Find each line with the string "this" and report it.
[begin DATA TO PROCESS]
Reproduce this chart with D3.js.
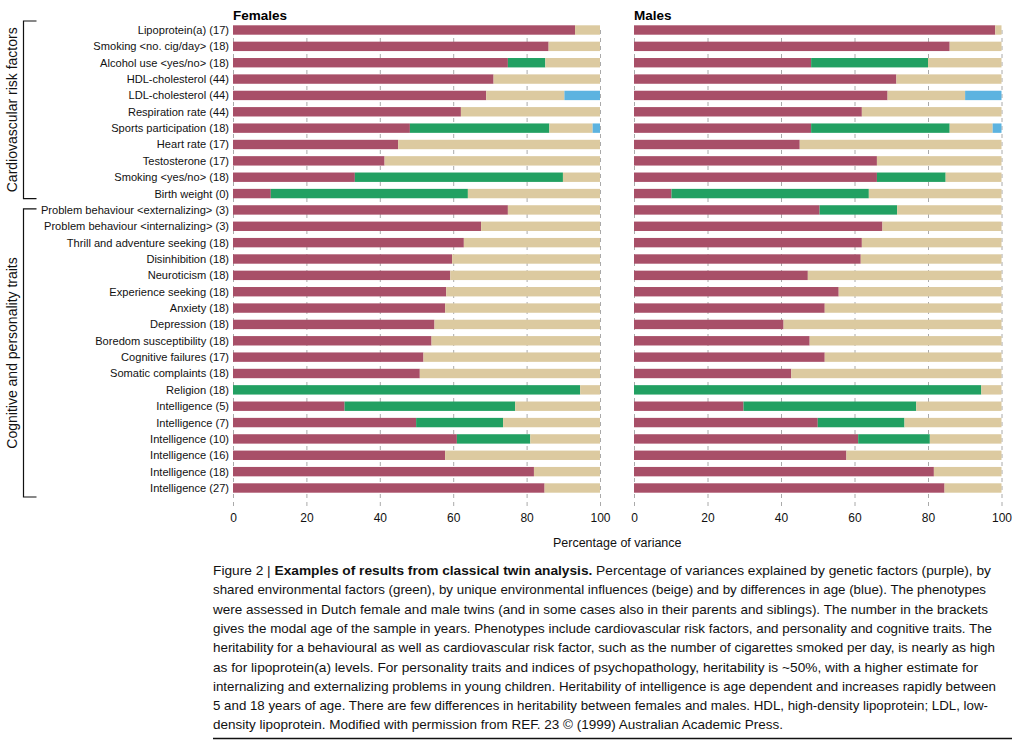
<!DOCTYPE html>
<html>
<head>
<meta charset="utf-8">
<script src="https://cdn.jsdelivr.net/npm/d3@7"></script>
<style>
  html, body { margin: 0; padding: 0; background: #fff; }
  svg { display: block; font-family: "Liberation Sans", Arial, sans-serif; }
</style>
</head>
<body>
<svg id="chart" width="1024" height="747"></svg>
<script>
// ---------- DATA ----------
const categories = [
  "Lipoprotein(a) (17)",
  "Smoking <no. cig/day> (18)",
  "Alcohol use <yes/no> (18)",
  "HDL-cholesterol (44)",
  "LDL-cholesterol (44)",
  "Respiration rate (44)",
  "Sports participation (18)",
  "Heart rate (17)",
  "Testosterone (17)",
  "Smoking <yes/no> (18)",
  "Birth weight (0)",
  "Problem behaviour <externalizing> (3)",
  "Problem behaviour <internalizing> (3)",
  "Thrill and adventure seeking (18)",
  "Disinhibition (18)",
  "Neuroticism (18)",
  "Experience seeking (18)",
  "Anxiety (18)",
  "Depression (18)",
  "Boredom susceptibility (18)",
  "Cognitive failures (17)",
  "Somatic complaints (18)",
  "Religion (18)",
  "Intelligence (5)",
  "Intelligence (7)",
  "Intelligence (10)",
  "Intelligence (16)",
  "Intelligence (18)",
  "Intelligence (27)"
];

const groupNames = ["Cardiovascular risk factors", "Cognitive and personality traits"];
const groupFirst = ["Lipoprotein(a) (17)", "Problem behaviour <externalizing> (3)"];
const groupLast = ["Birth weight (0)", "Intelligence (27)"];

const componentNames = ["genetic", "shared", "unique", "age"];

// Females
const femGenetic = [93.2, 86.0, 74.9, 71.0, 69.0, 62.1, 48.2, 45.0, 41.3, 33.2, 10.3, 74.9, 67.6, 62.9, 59.7, 59.2, 58.1, 57.8, 54.9, 54.1, 51.9, 50.9, 0, 30.4, 49.9, 61.0, 57.8, 82.0, 84.9];
const femShared  = [0, 0, 10.2, 0, 0, 0, 38.0, 0, 0, 56.7, 53.7, 0, 0, 0, 0, 0, 0, 0, 0, 0, 0, 0, 94.6, 46.5, 23.7, 20.0, 0, 0, 0];
const femUnique  = [6.8, 14.0, 14.9, 29.0, 21.3, 37.9, 11.8, 55.0, 58.7, 10.1, 36.0, 25.1, 32.4, 37.1, 40.3, 40.8, 41.9, 42.2, 45.1, 45.9, 48.1, 49.1, 5.4, 23.1, 26.4, 19.0, 42.2, 18.0, 15.1];
const femAge     = [0, 0, 0, 0, 9.7, 0, 2.0, 0, 0, 0, 0, 0, 0, 0, 0, 0, 0, 0, 0, 0, 0, 0, 0, 0, 0, 0, 0, 0, 0];

// Males
const maleGenetic = [98.3, 85.9, 48.2, 71.4, 69.0, 62.0, 48.2, 45.1, 66.1, 66.1, 10.2, 50.5, 67.6, 62.0, 61.7, 47.3, 55.7, 51.9, 40.7, 47.8, 51.9, 42.8, 0, 29.8, 50.0, 61.0, 57.8, 81.6, 84.5];
const maleShared  = [0, 0, 31.8, 0, 0, 0, 37.7, 0, 0, 18.7, 53.7, 21.1, 0, 0, 0, 0, 0, 0, 0, 0, 0, 0, 94.5, 47.0, 23.6, 19.5, 0, 0, 0];
const maleUnique  = [1.7, 14.1, 20.0, 28.6, 21.1, 38.0, 11.7, 54.9, 33.9, 15.2, 36.1, 28.4, 32.4, 38.0, 38.3, 52.7, 44.3, 48.1, 59.3, 52.2, 48.1, 57.2, 5.5, 23.2, 26.4, 19.5, 42.2, 18.4, 15.5];
const maleAge     = [0, 0, 0, 0, 9.9, 0, 2.4, 0, 0, 0, 0, 0, 0, 0, 0, 0, 0, 0, 0, 0, 0, 0, 0, 0, 0, 0, 0, 0, 0];

const tickValues = [0, 20, 40, 60, 80, 100];
const panelTitles = ["Females", "Males"];
const axisTitle = "Percentage of variance";

const captionLines = [
  [["Figure 2 | ", false], ["Examples of results from classical twin analysis.", true], [" Percentage of variances explained by genetic factors (purple), by", false]],
  [["shared environmental factors (green), by unique environmental influences (beige) and by differences in age (blue). The phenotypes", false]],
  [["were assessed in Dutch female and male twins (and in some cases also in their parents and siblings). The number in the brackets", false]],
  [["gives the modal age of the sample in years. Phenotypes include cardiovascular risk factors, and personality and cognitive traits. The", false]],
  [["heritability for a behavioural as well as cardiovascular risk factor, such as the number of cigarettes smoked per day, is nearly as high", false]],
  [["as for lipoprotein(a) levels. For personality traits and indices of psychopathology, heritability is ~50%, with a higher estimate for", false]],
  [["internalizing and externalizing problems in young children. Heritability of intelligence is age dependent and increases rapidly between", false]],
  [["5 and 18 years of age. There are few differences in heritability between females and males. HDL, high-density lipoprotein; LDL, low-", false]],
  [["density lipoprotein. Modified with permission from REF. 23 \u00A9 (1999) Australian Academic Press.", false]]
];
const captionLineEnds = [991, 986, 988, 992, 995, 978, 996, 988, 783];

// ---------- STYLE ----------
const colors = { genetic: "#a84f68", shared: "#22a062", unique: "#dccaa0", age: "#5cb3e0" };

const svg = d3.select("#chart");

const y = d3.scalePoint().domain(categories).range([30, 488]);
const barH = 9.4;

const xF = d3.scaleLinear().domain([0, 100]).range([233, 600]);
const xM = d3.scaleLinear().domain([0, 100]).range([634, 1001.5]);

function buildStack(gen, sh, un, ag) {
  return categories.map((c, i) => ({ cat: c, genetic: gen[i], shared: sh[i], unique: un[i], age: ag[i] }));
}
const panels = [
  { title: panelTitles[0], x: xF, rows: buildStack(femGenetic, femShared, femUnique, femAge) },
  { title: panelTitles[1], x: xM, rows: buildStack(maleGenetic, maleShared, maleUnique, maleAge) }
];

const stack = d3.stack().keys(componentNames);

panels.forEach(p => {
  const g = svg.append("g");
  // grid + ticks
  const axisG = g.append("g")
    .attr("transform", "translate(0,506)")
    .call(d3.axisBottom(p.x).tickValues(tickValues).tickSize(-478).tickPadding(7).tickFormat(d3.format("d")));
  axisG.select(".domain").remove();
  axisG.selectAll(".tick line").attr("stroke", "#aaa").attr("stroke-width", 1).attr("stroke-dasharray", "4,4");
  axisG.selectAll(".tick text").attr("font-size", 12).attr("fill", "#111").attr("font-family", "Liberation Sans, Arial, sans-serif");

  const series = stack(p.rows);
  g.selectAll("g.series").data(series).join("g")
    .attr("class", "series")
    .attr("fill", d => colors[d.key])
    .selectAll("rect").data(d => d).join("rect")
      .attr("x", d => p.x(d[0]))
      .attr("width", d => Math.max(0, p.x(d[1]) - p.x(d[0])))
      .attr("y", d => y(d.data.cat) - barH / 2)
      .attr("height", barH);

  g.append("text")
    .attr("x", p.x(0))
    .attr("y", 20)
    .attr("font-size", 13.5)
    .attr("font-weight", "bold")
    .attr("fill", "#000")
    .text(p.title);
});

// axis title
svg.append("text")
  .attr("x", (xF(0) + xM(100)) / 2)
  .attr("y", 547)
  .attr("text-anchor", "middle")
  .attr("font-size", 12.5)
  .attr("fill", "#111")
  .text(axisTitle);

// category labels
svg.append("g").selectAll("text").data(categories).join("text")
  .attr("x", 229)
  .attr("y", d => y(d))
  .attr("dy", "0.36em")
  .attr("text-anchor", "end")
  .attr("font-size", 11.1)
  .attr("fill", "#111")
  .text(d => d);

// group brackets
groupNames.forEach((name, i) => {
  const top = y(groupFirst[i]) - (i === 0 ? 9 : 1);
  const bot = y(groupLast[i]) + (i === 0 ? 5 : 9);
  const bx = 23.5;
  svg.append("path")
    .attr("d", `M${bx + 13},${top} H${bx} V${bot} H${bx + 13}`)
    .attr("fill", "none")
    .attr("stroke", "#111")
    .attr("stroke-width", 1.2);
  const cy = (top + bot) / 2;
  svg.append("text")
    .attr("transform", `translate(17,${cy}) rotate(-90)`)
    .attr("text-anchor", "middle")
    .attr("font-size", 14)
    .attr("fill", "#111")
    .text(name);
});

// caption
const capG = svg.append("g").attr("font-size", 13.5).attr("fill", "#111");
captionLines.forEach((parts, i) => {
  const t = capG.append("text")
    .attr("x", 213)
    .attr("y", 575 + i * 19.3);
  parts.forEach(([s, b]) => {
    t.append("tspan").attr("font-weight", b ? "bold" : "normal").text(s);
  });
  t.attr("textLength", captionLineEnds[i] - 213).attr("lengthAdjust", "spacingAndGlyphs");
});
svg.append("line")
  .attr("x1", 213).attr("x2", 1012)
  .attr("y1", 738.5).attr("y2", 738.5)
  .attr("stroke", "#111").attr("stroke-width", 1.5);
</script>
</body>
</html>
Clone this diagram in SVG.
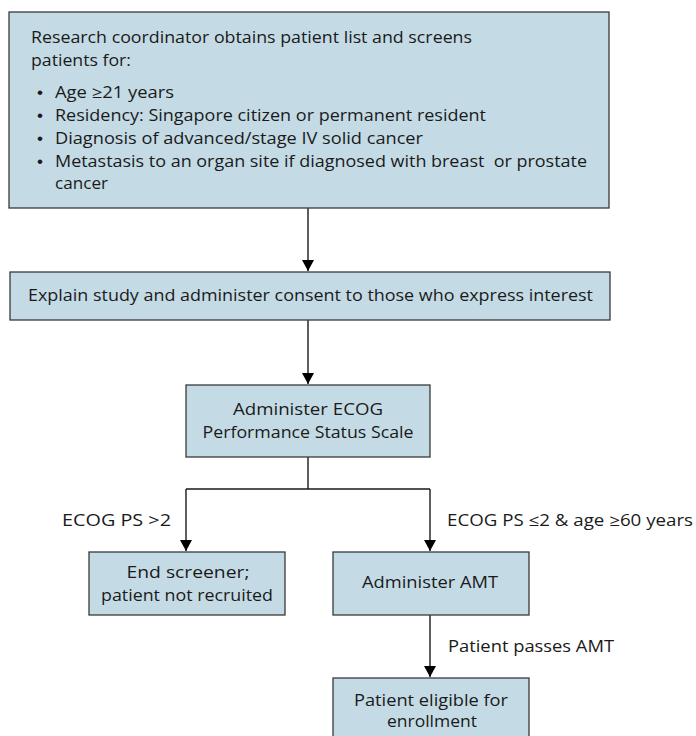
<svg xmlns="http://www.w3.org/2000/svg" width="696" height="736" viewBox="0 0 696 736">
<defs>
<style>
.box{fill:#c4dbe6;stroke:#3a3a3a;stroke-width:1.3}
.t{font-family:"Open Sans","Liberation Sans",sans-serif;font-size:16px;fill:#1a1a1a}
.b{font-family:"Liberation Sans",sans-serif;font-size:17px;fill:#1a1a1a}
.c{text-anchor:middle}
.con{fill:none;stroke:#1a1a1a;stroke-width:1.4}
</style>
<marker id="ah" markerUnits="userSpaceOnUse" markerWidth="12" markerHeight="12" refX="11" refY="6" orient="auto">
<path d="M0,0 L11,6 L0,12 z" fill="#000"/>
</marker>
</defs>
<rect width="696" height="736" fill="#fff"/>
<g id="connectors">
<path class="con" d="M308 208 V271" marker-end="url(#ah)"/>
<path class="con" d="M308 320 V384" marker-end="url(#ah)"/>
<path class="con" d="M308 457 V489 M186 489 H430"/>
<path class="con" d="M186 489 V551" marker-end="url(#ah)"/>
<path class="con" d="M430 489 V551" marker-end="url(#ah)"/>
<path class="con" d="M430 615 V677" marker-end="url(#ah)"/>
<text class="t" x="62" y="526" textLength="109" lengthAdjust="spacingAndGlyphs">ECOG PS &gt;2</text>
<text class="t" x="447" y="526" textLength="246" lengthAdjust="spacingAndGlyphs">ECOG PS ≤2 &amp; age ≥60 years</text>
<text class="t" x="448" y="652" textLength="166" lengthAdjust="spacingAndGlyphs">Patient passes AMT</text>
</g>
<g id="screen">
<rect class="box" x="9" y="12" width="600" height="196"/>
<text class="t" x="31" y="43" textLength="441" lengthAdjust="spacingAndGlyphs">Research coordinator obtains patient list and screens</text>
<text class="t" x="31" y="66" textLength="100" lengthAdjust="spacingAndGlyphs">patients for:</text>
<text class="b" x="37" y="98">•</text>
<text class="t" x="55" y="98" textLength="119" lengthAdjust="spacingAndGlyphs">Age ≥21 years</text>
<text class="b" x="37" y="121">•</text>
<text class="t" x="55" y="121" textLength="431" lengthAdjust="spacingAndGlyphs">Residency: Singapore citizen or permanent resident</text>
<text class="b" x="37" y="144">•</text>
<text class="t" x="55" y="144" textLength="368" lengthAdjust="spacingAndGlyphs">Diagnosis of advanced/stage IV solid cancer</text>
<text class="b" x="37" y="167">•</text>
<text class="t" x="55" y="167" textLength="532" lengthAdjust="spacingAndGlyphs" style="white-space:pre">Metastasis to an organ site if diagnosed with breast  or prostate</text>
<text class="t" x="55" y="189" textLength="53" lengthAdjust="spacingAndGlyphs">cancer</text>
</g>
<g id="consent">
<rect class="box" x="10" y="272" width="600" height="48"/>
<text class="t" x="28" y="301" textLength="565" lengthAdjust="spacingAndGlyphs">Explain study and administer consent to those who express interest</text>
</g>
<g id="ecog">
<rect class="box" x="186" y="385" width="244" height="72"/>
<text class="t c" x="308" y="415" textLength="150" lengthAdjust="spacingAndGlyphs">Administer ECOG</text>
<text class="t c" x="308" y="438" textLength="211" lengthAdjust="spacingAndGlyphs">Performance Status Scale</text>
</g>
<g id="end">
<rect class="box" x="89" y="552" width="196" height="63"/>
<text class="t c" x="188" y="578" textLength="123" lengthAdjust="spacingAndGlyphs">End screener;</text>
<text class="t c" x="187" y="601" textLength="172" lengthAdjust="spacingAndGlyphs">patient not recruited</text>
</g>
<g id="amt">
<rect class="box" x="333" y="552" width="196" height="63"/>
<text class="t c" x="430" y="588" textLength="136" lengthAdjust="spacingAndGlyphs">Administer AMT</text>
</g>
<g id="eligible">
<rect class="box" x="333" y="678" width="196" height="66"/>
<text class="t c" x="431" y="706" textLength="154" lengthAdjust="spacingAndGlyphs">Patient eligible for</text>
<text class="t c" x="432" y="727" textLength="90" lengthAdjust="spacingAndGlyphs">enrollment</text>
</g>
</svg>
[end DATA TO PROCESS]
__SOLUTION__:
Reproduce this chart with D3.js.
Clone this diagram in SVG.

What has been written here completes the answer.